The shift from autumn to winter is creeping steadily closer to reality with the changing temperatures and the occasional threat of snow looming in the forecast. The onset of winter can have some good sides to it like the opportunity for some “hard water” fishing. This is something that many of us look forward to and for the most part the early ice-over can be the best time for ice fishing. The low water levels that are once again prevalent in our area lakes concern me when it comes to Pickeral and Albert Lea Lakes. With no water flowing over the dam between Fountain and Albert Lea Lakes this could signal another freeze out for that lake. Hopefully it doesn’t happen but it could be cause for concern.

The firearms deer hunting season is in full swing and there seems to be a fairly good number of deer in our area. Hopefully the area hunters do well and all of them have a safe hunt. Hunting is a great sport and whether you are a deer hunter, pheasant hunter or waterfowl hunter there is WMA land for hunters to use. We in Freeborn County are particularly lucky because there are 11 wildlife management areas for public use.
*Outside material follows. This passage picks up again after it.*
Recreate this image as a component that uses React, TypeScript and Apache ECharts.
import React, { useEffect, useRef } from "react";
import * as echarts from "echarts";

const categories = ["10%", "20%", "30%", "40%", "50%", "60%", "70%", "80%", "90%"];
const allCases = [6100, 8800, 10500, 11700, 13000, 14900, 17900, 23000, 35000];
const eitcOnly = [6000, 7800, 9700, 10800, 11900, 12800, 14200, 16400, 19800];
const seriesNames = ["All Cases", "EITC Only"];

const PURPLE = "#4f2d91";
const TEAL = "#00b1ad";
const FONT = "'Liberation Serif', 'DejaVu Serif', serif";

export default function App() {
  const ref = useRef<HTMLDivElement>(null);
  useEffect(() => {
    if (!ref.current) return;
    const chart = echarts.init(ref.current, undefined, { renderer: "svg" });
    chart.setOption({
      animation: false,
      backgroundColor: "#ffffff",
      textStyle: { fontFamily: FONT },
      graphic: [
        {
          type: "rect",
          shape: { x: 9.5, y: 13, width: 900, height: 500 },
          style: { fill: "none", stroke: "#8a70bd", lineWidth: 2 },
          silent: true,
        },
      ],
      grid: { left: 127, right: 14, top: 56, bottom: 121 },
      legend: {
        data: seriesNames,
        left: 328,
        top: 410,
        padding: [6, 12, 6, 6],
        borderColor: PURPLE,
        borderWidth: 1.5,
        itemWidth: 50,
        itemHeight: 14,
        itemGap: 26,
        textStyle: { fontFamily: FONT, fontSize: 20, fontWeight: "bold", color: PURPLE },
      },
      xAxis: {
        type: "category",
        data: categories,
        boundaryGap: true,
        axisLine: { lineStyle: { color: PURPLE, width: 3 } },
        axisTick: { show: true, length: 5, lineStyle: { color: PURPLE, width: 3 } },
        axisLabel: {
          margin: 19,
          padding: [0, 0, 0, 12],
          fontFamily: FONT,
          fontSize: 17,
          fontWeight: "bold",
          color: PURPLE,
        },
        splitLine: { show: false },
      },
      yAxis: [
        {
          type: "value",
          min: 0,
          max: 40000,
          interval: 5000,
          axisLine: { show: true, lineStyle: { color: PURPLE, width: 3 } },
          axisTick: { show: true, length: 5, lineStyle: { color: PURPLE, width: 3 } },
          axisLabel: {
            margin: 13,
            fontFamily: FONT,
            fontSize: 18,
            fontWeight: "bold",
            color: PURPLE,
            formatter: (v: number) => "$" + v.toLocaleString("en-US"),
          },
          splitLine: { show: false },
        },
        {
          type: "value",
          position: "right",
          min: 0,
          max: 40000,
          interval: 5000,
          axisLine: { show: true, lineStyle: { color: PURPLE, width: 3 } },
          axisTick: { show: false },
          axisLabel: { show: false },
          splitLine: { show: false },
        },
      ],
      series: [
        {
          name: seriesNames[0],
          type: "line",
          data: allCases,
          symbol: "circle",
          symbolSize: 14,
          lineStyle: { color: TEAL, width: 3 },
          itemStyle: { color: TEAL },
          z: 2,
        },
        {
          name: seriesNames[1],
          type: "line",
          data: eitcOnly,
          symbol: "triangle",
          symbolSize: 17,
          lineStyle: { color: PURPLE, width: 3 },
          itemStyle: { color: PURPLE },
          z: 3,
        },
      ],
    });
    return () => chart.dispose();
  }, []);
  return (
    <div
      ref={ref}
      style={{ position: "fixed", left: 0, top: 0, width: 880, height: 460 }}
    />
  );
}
Small game hunting is a great way to introduce our youth to the sport of hunting, something that can last a lifetime. Our Minnesota outdoors heritage is based on hunting and fishing and without our youth involved these sports as we know them today may eventually change, and not for the better. We need to ensure that these sports will be there for our children and grandchildren to enjoy.

I have written many times about hunting the slough north of town with my trusty Red Ryder BB gun and although it wasn’t a “real” gun I treated it as one and when I finally moved on to a .22 and a .410 I already had safety awareness. My gun training was learned by hearing “never point a gun at anyone” or “always point your gun towards the ground when walking or when climbing over a fence”.  Now the fence thing wasn’t fool proof so I learned to set the gun on the other side of the fence that I was climbing over.
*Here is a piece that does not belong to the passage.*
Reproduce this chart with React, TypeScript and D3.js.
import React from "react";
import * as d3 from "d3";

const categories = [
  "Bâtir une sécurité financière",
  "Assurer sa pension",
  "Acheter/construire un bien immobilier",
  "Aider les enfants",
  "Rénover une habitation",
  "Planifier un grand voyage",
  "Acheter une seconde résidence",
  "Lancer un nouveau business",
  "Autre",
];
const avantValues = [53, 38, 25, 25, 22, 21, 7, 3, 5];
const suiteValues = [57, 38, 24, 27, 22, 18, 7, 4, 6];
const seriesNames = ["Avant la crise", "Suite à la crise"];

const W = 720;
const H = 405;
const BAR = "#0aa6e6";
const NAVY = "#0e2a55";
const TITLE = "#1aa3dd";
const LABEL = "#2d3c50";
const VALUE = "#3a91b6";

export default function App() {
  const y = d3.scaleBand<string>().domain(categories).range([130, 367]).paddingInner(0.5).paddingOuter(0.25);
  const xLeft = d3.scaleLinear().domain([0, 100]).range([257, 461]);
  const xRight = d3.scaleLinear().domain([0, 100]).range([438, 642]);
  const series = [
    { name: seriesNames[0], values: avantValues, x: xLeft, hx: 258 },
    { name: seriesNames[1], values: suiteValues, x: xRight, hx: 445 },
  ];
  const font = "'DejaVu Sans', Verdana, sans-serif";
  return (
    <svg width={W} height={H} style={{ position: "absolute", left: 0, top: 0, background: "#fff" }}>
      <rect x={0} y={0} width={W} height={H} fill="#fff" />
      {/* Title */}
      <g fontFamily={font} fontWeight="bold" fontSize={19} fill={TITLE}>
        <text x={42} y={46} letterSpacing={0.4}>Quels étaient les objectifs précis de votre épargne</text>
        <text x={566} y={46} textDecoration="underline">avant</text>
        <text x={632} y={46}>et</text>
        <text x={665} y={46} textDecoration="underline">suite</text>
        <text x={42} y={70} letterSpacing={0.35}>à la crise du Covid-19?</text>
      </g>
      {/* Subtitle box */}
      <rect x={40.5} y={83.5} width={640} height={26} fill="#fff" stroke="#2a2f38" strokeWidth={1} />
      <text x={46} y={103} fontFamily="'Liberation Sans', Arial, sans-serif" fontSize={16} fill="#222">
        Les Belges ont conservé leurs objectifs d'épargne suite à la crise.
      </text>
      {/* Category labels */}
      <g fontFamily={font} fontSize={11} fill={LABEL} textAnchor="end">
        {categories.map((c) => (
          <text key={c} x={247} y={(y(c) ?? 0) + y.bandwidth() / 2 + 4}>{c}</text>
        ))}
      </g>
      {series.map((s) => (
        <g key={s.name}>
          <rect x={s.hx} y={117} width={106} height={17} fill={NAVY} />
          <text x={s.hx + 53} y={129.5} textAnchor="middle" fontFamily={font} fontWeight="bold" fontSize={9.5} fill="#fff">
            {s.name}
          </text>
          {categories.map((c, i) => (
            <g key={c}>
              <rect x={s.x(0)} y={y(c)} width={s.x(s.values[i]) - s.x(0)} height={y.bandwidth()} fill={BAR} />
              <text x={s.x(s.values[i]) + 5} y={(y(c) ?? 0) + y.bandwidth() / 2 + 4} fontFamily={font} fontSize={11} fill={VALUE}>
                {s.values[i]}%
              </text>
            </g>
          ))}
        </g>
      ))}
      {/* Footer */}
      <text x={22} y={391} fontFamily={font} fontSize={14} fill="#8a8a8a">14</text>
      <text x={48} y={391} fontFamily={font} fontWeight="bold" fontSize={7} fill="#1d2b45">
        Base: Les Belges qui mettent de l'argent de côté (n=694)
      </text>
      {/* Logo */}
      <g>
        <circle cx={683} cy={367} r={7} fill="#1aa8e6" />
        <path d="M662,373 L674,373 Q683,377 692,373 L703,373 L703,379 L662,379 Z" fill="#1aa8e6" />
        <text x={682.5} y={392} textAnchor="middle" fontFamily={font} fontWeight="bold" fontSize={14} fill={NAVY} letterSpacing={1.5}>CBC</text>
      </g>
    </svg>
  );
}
While exercising hunting rights in the woods and fields appeals to many people, with it comes some responsibility, according to the Minnesota Department of Natural Resources. That includes ethical hunting practices, respecting the resource and passing on core values to preserve Minnesota’s hunting heritage for the next generation.

“The time shared between a youngster and a mentor is invaluable,” said Col. Ken Soring, DNR Enforcement Division director. “There simply is no better way to introduce a young person to safe, ethical and responsible aspects of hunting than with the close supervision of an adult mentor.”

A past president and current treasurer of the local Des Moines Valley chapter of the Minnesota Deer Hunters Association, Cody Duroe, Jeffers, Minnesota, is a 47-year-old who has been hunting since he was a teen. His father was not a hunter so he learned through friends. He knows the importance of mentoring.

“My 12-year-old daughter and 11-year-old son take turns sitting with me with a 20-gauge shotgun in one of our deer blinds,” Duroe said. “It’s a great opportunity to teach hunter core values to preserve Minnesota’s hunting heritage for the next generation.”

Duroe’s children receive several lessons while taking in the sights, sounds and smells of fall.

Once the firearms deer season is over the public land will be a great place to hunt for rabbit or squirrel. You may hunt rabbit and squirrel right up until the 28th of February. This is a good way to start a youth out and it doesn’t require anything more than a .22 or .410 for a kid to enjoy the outdoors and learn about the sport of hunting. I am still curious as to why there is such a shortage of .22 ammo in the stores these days. You almost have to know someone that works in a sporting goods store in order to get your hands on a couple of boxes of shells.

Speaking of squirrels, as I sit here writing this column I am staring out the upstairs window at a squirrel sitting on a branch chewing on what looks like a walnut. We do have our share of squirrels in the neighborhood and each evening as I arrive home I manage to scare a pair of rabbits that seem to have taken up residence in our yard. To me this is a good thing because I have always enjoyed watching wildlife and even though these critters are “city dwellers” they are still entertaining to watch.

Until next time, get outdoors and enjoy the fall before the snow begins to fly.

Please remember to keep our troops in your thoughts and prayers because they are the reason that we are able to enjoy all the freedoms that we have today.